Family is central to the Biden brand
Joe Biden spent his half-century in politics insisting that politics had no place in the judicial system, but that belief ran head-first into a competing precept that family stands above all other concerns. The President’s grief over the death of his son Beau Biden has been the overlay of so much of the Biden family’s decision-making in the last decade, and surely factored into the President’s thinking as he weighed the prospect of even more his grandkids spending time without their own father. It was a politically fraught move, but not an unexpected one. After all, when an Iowan asked Biden about Hunter’s work in Ukraine back in December of 2019, the then-former VP called the man “a damned liar” and challenged him to a push-up contest. Joe Biden followed-up with a pledge to keep his own house in order if elected.
And not for nothing, Hunter Biden has been incredibly open about his battles with addiction, and has seemingly turned around his life in the years after some admittedly poor choices. A lengthy jail term would do little to teach Hunter Biden any lessons he hasn’t already internalized. That argument appeared to help Joe Biden get to yes.
Joe Biden could do this without much of a check
The pardon power is absolute and the President’s alone. There’s no sign off needed from Congress and no one in his administration has any real authority to stop him. That’s why, when Biden said “I will not pardon him” on June 13, some were skeptical. A pardon was always an option, no matter how much his aides and allies urged otherwise on All Things Hunt. How else to explain why Joe Biden welcomed Hunter Biden to a state dinner just days after the younger Biden cut a doomed deal with federal prosecutors, led by an Attorney General attending the same event? Despite Hunter Biden’s ghosts, he still has sway inside his father’s inner circle as the eldest living child of a once-imagined political dynasty.
This is going to sting, but maybe just for a beat
The White House released the news late Sunday, just as Biden was about to hop on a flight heading out on his final foreign trip as President. That puts the President out of Washington until Thursday with no formal press conference on the books, a strategy that follows a South America trip last month that came with a similar media brown-out. That leaves a whole lot of time to fill in a Washington subsumed by this apparent violation of Biden’s vow not to do what he just did. And, aboard the presidential flight on Air Force One, the White House’s top spokeswoman doubled-down on the reversal. And on Monday, as she welcomed National Guard members to the White House to tour the holiday decorations, First Lady Jill Biden got pelted with a question about the pardon. "Of course I support the pardon of my son," Dr. Biden said in the White House’s State Dining Room.

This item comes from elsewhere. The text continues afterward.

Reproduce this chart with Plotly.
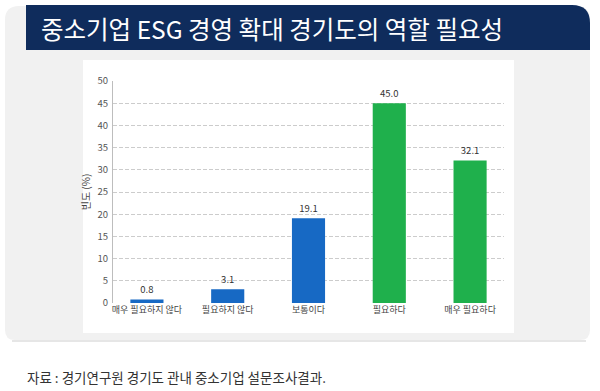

On top of that, Washington faces its seemingly auto-renewal gift of a holiday-themed spending deadline; this year, Congress has until Dec. 20 to kick the can down the road, and there’s a whole lot of disagreement just how far into Trump’s second term they should be looking toward. Put simply: the pardon is not going to stay front of mind for most Americans, and Trump is likely to find a way to hijack the public discourse as Team Joe runs down the clock.